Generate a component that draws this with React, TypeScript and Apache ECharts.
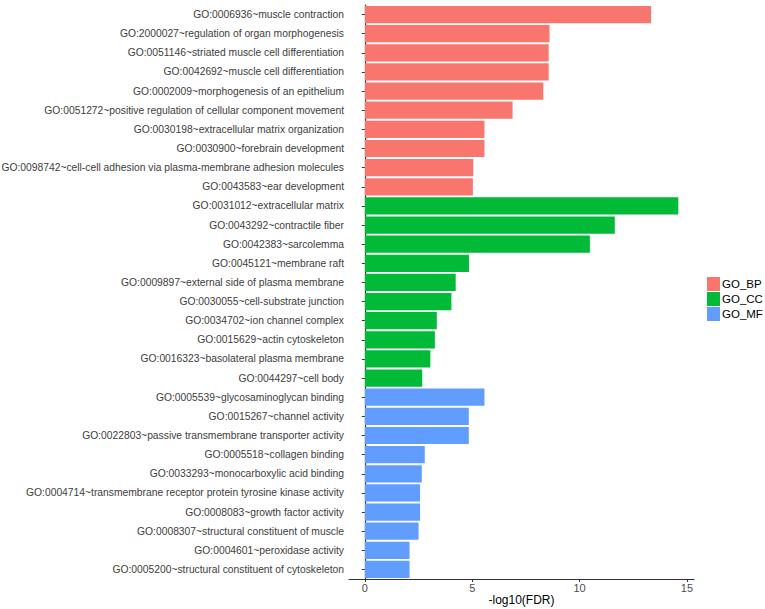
import React, { useEffect, useRef } from "react";
import * as echarts from "echarts";

const bpTerms = [
  "GO:0006936~muscle contraction",
  "GO:2000027~regulation of organ morphogenesis",
  "GO:0051146~striated muscle cell differentiation",
  "GO:0042692~muscle cell differentiation",
  "GO:0002009~morphogenesis of an epithelium",
  "GO:0051272~positive regulation of cellular component movement",
  "GO:0030198~extracellular matrix organization",
  "GO:0030900~forebrain development",
  "GO:0098742~cell-cell adhesion via plasma-membrane adhesion molecules",
  "GO:0043583~ear development",
];
const bpValues = [13.33, 8.6, 8.56, 8.56, 8.31, 6.88, 5.57, 5.57, 5.05, 5.03];

const ccTerms = [
  "GO:0031012~extracellular matrix",
  "GO:0043292~contractile fiber",
  "GO:0042383~sarcolemma",
  "GO:0045121~membrane raft",
  "GO:0009897~external side of plasma membrane",
  "GO:0030055~cell-substrate junction",
  "GO:0034702~ion channel complex",
  "GO:0015629~actin cytoskeleton",
  "GO:0016323~basolateral plasma membrane",
  "GO:0044297~cell body",
];
const ccValues = [14.6, 11.64, 10.48, 4.85, 4.23, 4.03, 3.35, 3.26, 3.05, 2.67];

const mfTerms = [
  "GO:0005539~glycosaminoglycan binding",
  "GO:0015267~channel activity",
  "GO:0022803~passive transmembrane transporter activity",
  "GO:0005518~collagen binding",
  "GO:0033293~monocarboxylic acid binding",
  "GO:0004714~transmembrane receptor protein tyrosine kinase activity",
  "GO:0008083~growth factor activity",
  "GO:0008307~structural constituent of muscle",
  "GO:0004601~peroxidase activity",
  "GO:0005200~structural constituent of cytoskeleton",
];
const mfValues = [5.57, 4.84, 4.84, 2.79, 2.65, 2.57, 2.57, 2.5, 2.08, 2.08];

const groupNames = ["GO_BP", "GO_CC", "GO_MF"];
const groupColors = ["#F8766D", "#00BA38", "#619CFF"];
const xTicks = [0, 5, 10, 15];

export default function App() {
  const ref = useRef<HTMLDivElement>(null);
  useEffect(() => {
    document.body.style.margin = "0";
    if (!ref.current) return;
    const chart = echarts.init(ref.current, null, { renderer: "svg" });
    const categories = [...bpTerms, ...ccTerms, ...mfTerms];
    const groups = [
      { terms: bpTerms, values: bpValues },
      { terms: ccTerms, values: ccValues },
      { terms: mfTerms, values: mfValues },
    ];
    const series = groups.map((g, gi) => ({
      name: groupNames[gi],
      type: "bar",
      stack: "all",
      barWidth: "90%",
      itemStyle: { color: groupColors[gi] },
      data: categories.map((c) => {
        const idx = g.terms.indexOf(c);
        return idx >= 0 ? g.values[idx] : "-";
      }),
    }));
    chart.setOption({
      animation: false,
      textStyle: { fontFamily: "Liberation Sans, Arial, sans-serif" },
      grid: {
        left: 349,
        right: 71,
        top: 5,
        bottom: 30,
        containLabel: false,
        outerBoundsMode: "none",
      },
      legend: {
        orient: "vertical",
        left: 707,
        top: 277,
        padding: 0,
        itemWidth: 13,
        itemHeight: 14,
        itemGap: 1,
        icon: "rect",
        textStyle: { fontSize: 11.5, color: "#000", padding: [0, 0, 0, -3] },
        data: groupNames,
      },
      xAxis: {
        type: "value",
        min: -0.74,
        max: 15.33,
        name: "-log10(FDR)",
        nameLocation: "middle",
        nameGap: 15,
        nameMoveOverlap: false,
        nameTextStyle: { fontSize: 12, color: "#000", verticalAlign: "top" },
        splitLine: { show: false },
        axisLine: { show: true, lineStyle: { color: "#333", width: 1.2 } },
        axisTick: {
          show: true,
          length: 3,
          customValues: xTicks,
          lineStyle: { color: "#333" },
        },
        axisLabel: {
          customValues: xTicks,
          fontSize: 11,
          color: "#4d4d4d",
          margin: 3,
        },
      },
      yAxis: {
        type: "category",
        inverse: true,
        data: categories,
        axisLine: { show: true, lineStyle: { color: "#333", width: 1.2 } },
        axisTick: {
          show: true,
          length: 3,
          alignWithLabel: true,
          lineStyle: { color: "#333" },
        },
        axisLabel: { fontSize: 10.3, color: "#3d3d3d", margin: 5, interval: 0 },
      },
      series,
    });
    return () => chart.dispose();
  }, []);
  return <div ref={ref} style={{ width: 765, height: 609 }} />;
}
# # # #
• _WHAT IS REQUIRED_: Lines of the material that contain the word "React" are to be gathered.

• _SOLUTION TO THE PROBLEM_:
Generate a component that draws this with React, TypeScript and Apache ECharts.
import React, { useEffect, useRef } from "react";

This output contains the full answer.